Beyond the writing, there is the matter of actually doing the reporting, attending meetings and meetings and meetings, and fora, and doing some radio, and putting the paper together, and wading through e-mails and phone messages and being stopped by every opinionated person on the street, and fundraising, and constantly dealing with how to stay afloat. I’m getting a headache just from writing that last sentence.
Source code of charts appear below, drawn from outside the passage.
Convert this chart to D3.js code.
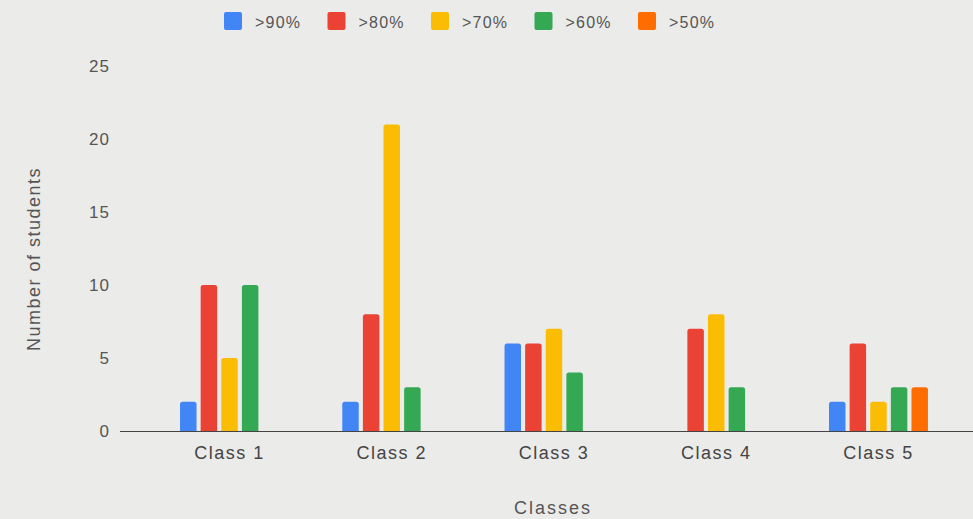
<!DOCTYPE html>
<html><head><meta charset="utf-8">
<script src="https://cdn.jsdelivr.net/npm/d3@7"></script>
<style>html,body{margin:0;padding:0;background:#ebebea;}svg{display:block;}</style>
</head><body>
<script>
const categories = ["Class 1","Class 2","Class 3","Class 4","Class 5"];
const seriesNames = [">90%",">80%",">70%",">60%",">50%"];
const seriesColors = ["#4285F4","#EA4335","#FBBC04","#34A853","#FF6D01"];
const v90 = [2,2,6,0,2];
const v80 = [10,8,6,7,6];
const v70 = [5,21,7,8,2];
const v60 = [10,3,4,3,3];
const v50 = [0,0,0,0,3];
const yTicks = [0,5,10,15,20,25];
const series = [v90,v80,v70,v60,v50];

const W=973,H=519;
const FONT="Liberation Sans, Arial, sans-serif";
const svg=d3.select("body").append("svg").attr("width",W).attr("height",H);
svg.append("rect").attr("width",W).attr("height",H).attr("fill","#ebebea");

const x0=d3.scaleBand().domain(categories).range([148.4,959.6]).paddingInner(0.39).paddingOuter(0.195);
const x1=d3.scaleBand().domain(seriesNames).range([0,x0.bandwidth()]).paddingInner(0.2);
const y=d3.scaleLinear().domain([0,25]).range([431,66]);

// y tick labels
const yAxis=d3.axisLeft(y).tickValues(yTicks).tickSize(0).tickPadding(0);
const ya=svg.append("g").attr("transform","translate(110,0)").call(yAxis);
ya.select(".domain").remove();
ya.selectAll("text").attr("font-family",FONT).attr("font-size",17).attr("letter-spacing",1).attr("fill","#555");

// bars
const r=2.5;
function topRounded(xp,yp,w,h){
  if(h<=0) return "";
  const rr=Math.min(r,h,w/2);
  return `M${xp},${yp+h}V${yp+rr}Q${xp},${yp} ${xp+rr},${yp}H${xp+w-rr}Q${xp+w},${yp} ${xp+w},${yp+rr}V${yp+h}Z`;
}
categories.forEach((c,i)=>{
  const g=svg.append("g").attr("transform",`translate(${x0(c)},0)`);
  seriesNames.forEach((s,j)=>{
    const v=series[j][i];
    if(v>0){
      g.append("path").attr("d",topRounded(x1(s),y(v),x1.bandwidth(),y(0)-y(v))).attr("fill",seriesColors[j]);
    }
  });
});

// baseline
svg.append("line").attr("x1",120).attr("x2",973).attr("y1",y(0)+0.5).attr("y2",y(0)+0.5).attr("stroke","#444").attr("stroke-width",1.2);

// x axis labels
const xAxis=d3.axisBottom(x0).tickSize(0).tickPadding(0);
const xa=svg.append("g").attr("transform",`translate(0,${y(0)+15})`).call(xAxis);
xa.select(".domain").remove();
xa.selectAll("text").attr("font-family",FONT).attr("font-size",18).attr("letter-spacing",1.5).attr("fill","#444").attr("dy","0.71em");

// axis titles
svg.append("text").attr("x",553).attr("y",514).attr("text-anchor","middle").attr("font-family",FONT).attr("font-size",18).attr("letter-spacing",2).attr("fill","#555").text("Classes");
svg.append("text").attr("transform","translate(40,259) rotate(-90)").attr("text-anchor","middle").attr("font-family",FONT).attr("font-size",18).attr("letter-spacing",1.5).attr("fill","#555").text("Number of students");

// legend
const leg=svg.append("g");
seriesNames.forEach((s,j)=>{
  const lx=224+j*103.5;
  leg.append("rect").attr("x",lx).attr("y",12).attr("width",18).attr("height",18).attr("rx",2).attr("fill",seriesColors[j]);
  leg.append("text").attr("x",lx+31).attr("y",28).attr("font-family",FONT).attr("font-size",16).attr("letter-spacing",1.2).attr("fill","#555").text(s);
});
</script>
</body></html>
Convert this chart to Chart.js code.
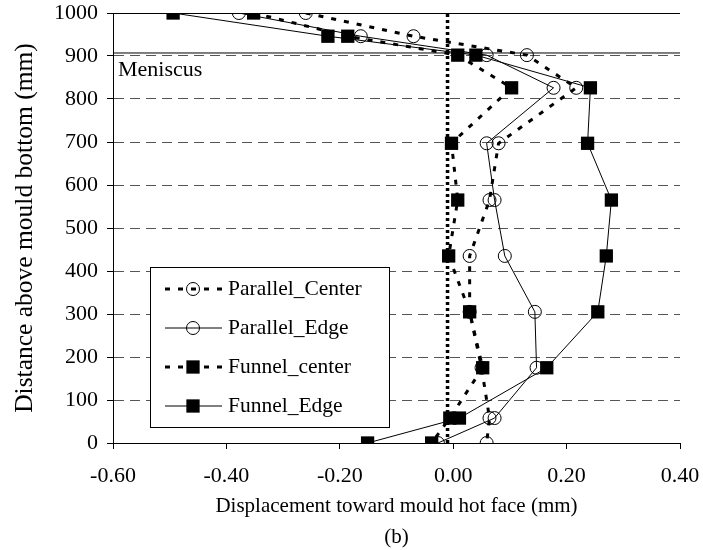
<!DOCTYPE html>
<html>
<head>
<meta charset="utf-8">
<title>Mould displacement</title>
<script src="https://cdn.jsdelivr.net/npm/chart.js@4.4.1/dist/chart.umd.min.js"></script>
<style>
  html, body { margin: 0; padding: 0; background: #fff; }
  canvas { display: block; }
</style>
</head>
<body>
<canvas id="dispChart" width="703" height="550"></canvas>
<script>
// measuring heights above the mould bottom (mm), top to bottom
const heights = [1000, 946, 902, 826, 697, 565, 435, 305, 175, 58, 0];

// displacement toward the hot face (mm) at each height
const parallelCenter = [-0.26, -0.07, 0.13, 0.217, 0.08, 0.064, 0.029, 0.029, 0.05, 0.064, 0.059];
const parallelEdge   = [-0.378, -0.163, 0.059, 0.177, 0.059, 0.073, 0.091, 0.144, 0.147, 0.073, -0.027];
const funnelCenter   = [-0.352, -0.186, 0.008, 0.103, -0.003, 0.008, -0.008, 0.029, 0.052, -0.006, -0.038];
const funnelEdge     = [-0.494, -0.221, 0.040, 0.242, 0.237, 0.279, 0.270, 0.255, 0.165, 0.011, -0.151];

const seriesNames = ['Parallel_Center', 'Parallel_Edge', 'Funnel_center', 'Funnel_Edge'];

// reference lines
const meniscusLevel = 907;
const meniscusLabel = 'Meniscus';
const zeroLineX = -0.01;

const xTicks = [-0.6, -0.4, -0.2, 0, 0.2, 0.4];
const yRange = [0, 1000];

const serif = '"Liberation Serif", "Times New Roman", serif';
Chart.defaults.font.family = serif;
Chart.defaults.color = '#000';

function toPoints(values) {
    return values.map((v, i) => ({ x: v, y: heights[i] }));
}

const dashed = [5, 8];

const datasets = [
    {
        label: seriesNames[0],
        data: toPoints(parallelCenter),
        borderColor: '#000',
        borderWidth: 3,
        borderDash: dashed,
        pointStyle: 'circle',
        pointRadius: 6.5,
        pointBorderWidth: 1,
        pointBorderColor: '#000',
        pointBackgroundColor: 'rgba(0,0,0,0)'
    },
    {
        label: seriesNames[1],
        data: toPoints(parallelEdge),
        borderColor: '#000',
        borderWidth: 1,
        pointStyle: 'circle',
        pointRadius: 6.5,
        pointBorderWidth: 1,
        pointBorderColor: '#000',
        pointBackgroundColor: 'rgba(0,0,0,0)'
    },
    {
        label: seriesNames[2],
        data: toPoints(funnelCenter),
        borderColor: '#000',
        borderWidth: 3,
        borderDash: dashed,
        pointStyle: 'rect',
        pointRadius: 9.4,
        pointBorderWidth: 0,
        pointBackgroundColor: '#000'
    },
    {
        label: seriesNames[3],
        data: toPoints(funnelEdge),
        borderColor: '#000',
        borderWidth: 1,
        pointStyle: 'rect',
        pointRadius: 9.4,
        pointBorderWidth: 0,
        pointBackgroundColor: '#000'
    },
    {
        // thick dotted vertical reference line
        label: 'zero',
        data: [{ x: zeroLineX, y: yRange[0] }, { x: zeroLineX, y: yRange[1] }],
        borderColor: '#000',
        borderWidth: 3.5,
        borderDash: [3, 3],
        pointRadius: 0
    },
    {
        label: 'meniscus',
        data: [{ x: xTicks[0], y: meniscusLevel }, { x: xTicks[xTicks.length - 1], y: meniscusLevel }],
        borderColor: '#000',
        borderWidth: 1,
        pointRadius: 0
    }
];

// boxed legend with line sample + marker, plus the meniscus note
const boxLegend = {
    id: 'boxLegend',
    afterDatasetsDraw(chart) {
        const ctx = chart.ctx;
        const area = chart.chartArea;
        const yScale = chart.scales.y;
        ctx.save();

        ctx.font = '22px ' + serif;
        ctx.fillStyle = '#000';
        ctx.textAlign = 'left';
        ctx.textBaseline = 'middle';
        ctx.fillText(meniscusLabel, area.left + 5, yScale.getPixelForValue(meniscusLevel) + 17);

        const left = 150, top = 267, w = 239, h = 160;
        ctx.fillStyle = '#fff';
        ctx.fillRect(left, top, w, h);
        ctx.strokeStyle = '#000';
        ctx.lineWidth = 1;
        ctx.strokeRect(left + 0.5, top + 0.5, w, h);

        const rowY = [289, 328, 367, 406];
        seriesNames.forEach((name, i) => {
            const ds = chart.data.datasets[i];
            const y = rowY[i];
            ctx.strokeStyle = ds.borderColor;
            ctx.lineWidth = ds.borderWidth;
            ctx.setLineDash(ds.borderDash || []);
            ctx.beginPath();
            ctx.moveTo(165, y);
            ctx.lineTo(222, y);
            ctx.stroke();
            ctx.setLineDash([]);

            ctx.fillStyle = ds.pointBackgroundColor;
            ctx.strokeStyle = ds.pointBorderColor || '#000';
            ctx.lineWidth = ds.pointBorderWidth;
            Chart.helpers.drawPoint(ctx, {
                pointStyle: ds.pointStyle,
                rotation: 0,
                radius: ds.pointRadius,
                borderWidth: ds.pointBorderWidth
            }, 193, y);

            ctx.fillStyle = '#000';
            ctx.font = '21.5px ' + serif;
            ctx.fillText(name, 228, y);
        });
        ctx.restore();
    }
};

// keep tick labels from pushing the plot area inwards
function noEdgePadding(scale) {
    scale.paddingTop = 0;
    scale.paddingBottom = 0;
    scale.paddingLeft = 0;
    scale.paddingRight = 0;
}

new Chart(document.getElementById('dispChart'), {
    type: 'scatter',
    data: { datasets: datasets.map(d => Object.assign({ showLine: true, tension: 0 }, d)) },
    options: {
        responsive: false,
        animation: false,
        layout: { padding: { left: 0, right: 23, top: 13, bottom: 0 } },
        plugins: {
            legend: { display: false },
            tooltip: { enabled: false }
        },
        scales: {
            x: {
                type: 'linear',
                min: xTicks[0],
                max: xTicks[xTicks.length - 1],
                afterBuildTicks: scale => { scale.ticks = xTicks.map(v => ({ value: v })); },
                afterFit: scale => { scale.height = 107; noEdgePadding(scale); },
                ticks: {
                    font: { size: 22 },
                    padding: 14,
                    maxRotation: 0,
                    callback: v => Math.abs(v) < 1e-9 ? '0.00' : Number(v).toFixed(2)
                },
                grid: {
                    drawOnChartArea: false,
                    drawTicks: true,
                    tickLength: 6,
                    tickColor: '#000'
                },
                border: { display: true, color: '#000', width: 1 },
                title: {
                    display: true,
                    text: ['Displacement toward mould hot face (mm)', '(b)'],
                    font: { size: 21, lineHeight: '31px' },
                    padding: { top: 0, bottom: -3 }
                }
            },
            y: {
                type: 'linear',
                min: yRange[0],
                max: yRange[1],
                afterFit: scale => { scale.width = 113; noEdgePadding(scale); },
                ticks: {
                    stepSize: 100,
                    font: { size: 22 },
                    padding: 9,
                    callback: v => String(v)
                },
                grid: {
                    drawTicks: true,
                    tickLength: 6,
                    tickColor: '#000',
                    lineWidth: 1,
                    color: c => (c.tick && c.tick.value === yRange[1]) ? '#000' : '#555'
                },
                border: {
                    display: true,
                    color: '#000',
                    width: 1,
                    dash: c => (c.type === 'tick' && c.tick.value !== yRange[1] && c.tick.value !== yRange[0]) ? [10, 6] : []
                },
                title: {
                    display: true,
                    text: 'Distance above mould bottom (mm)',
                    font: { size: 25.5 },
                    padding: { top: 10, bottom: 0 }
                }
            }
        }
    },
    plugins: [boxLegend]
});
</script>
</body>
</html>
The end of the Arcata Eye doesn’t imply failure – that’s hardly a word to describe 17 years of so much hard work, vision, creativity and good will together in one place. As far as I’m concerned, the Arcata Eye has been a raging success operating within the confines of a failing economic system. Its tenure on the public stage was much longer than either the Beatles’ or Jesus’s, and much shorter than the Texas legislature’s – longevity is no measure of success. The only failing that I can see is the editor’s lack of vacations. And well... maybe a bit too much ink was expended on the obvious fact that camouflage is an embarrassing fashion statement.
As the Arcata Eye disappears, it will be interesting to see how much of its spirit will live on in the Mad River Union. That’s a straightforward name with a wealth of local meaning – a good start in itself! We’re all in this watershed together and hopefully the new journal will remind us constantly of that fact. And, hopefully, we will all be in the Union at some point. Thank you Kevin and Jack for your continuing belief in the ideals of journalism and in us. Good luck with economic reality – and enjoy your yearly vacations.
P.S.: Oh yeah, speaking of “yearly,” what is your subscription rate and where do I send the check?
Alan Sanborn is a local artist, husband and father who has been lucky enough to have been a part of the Arcata Eye.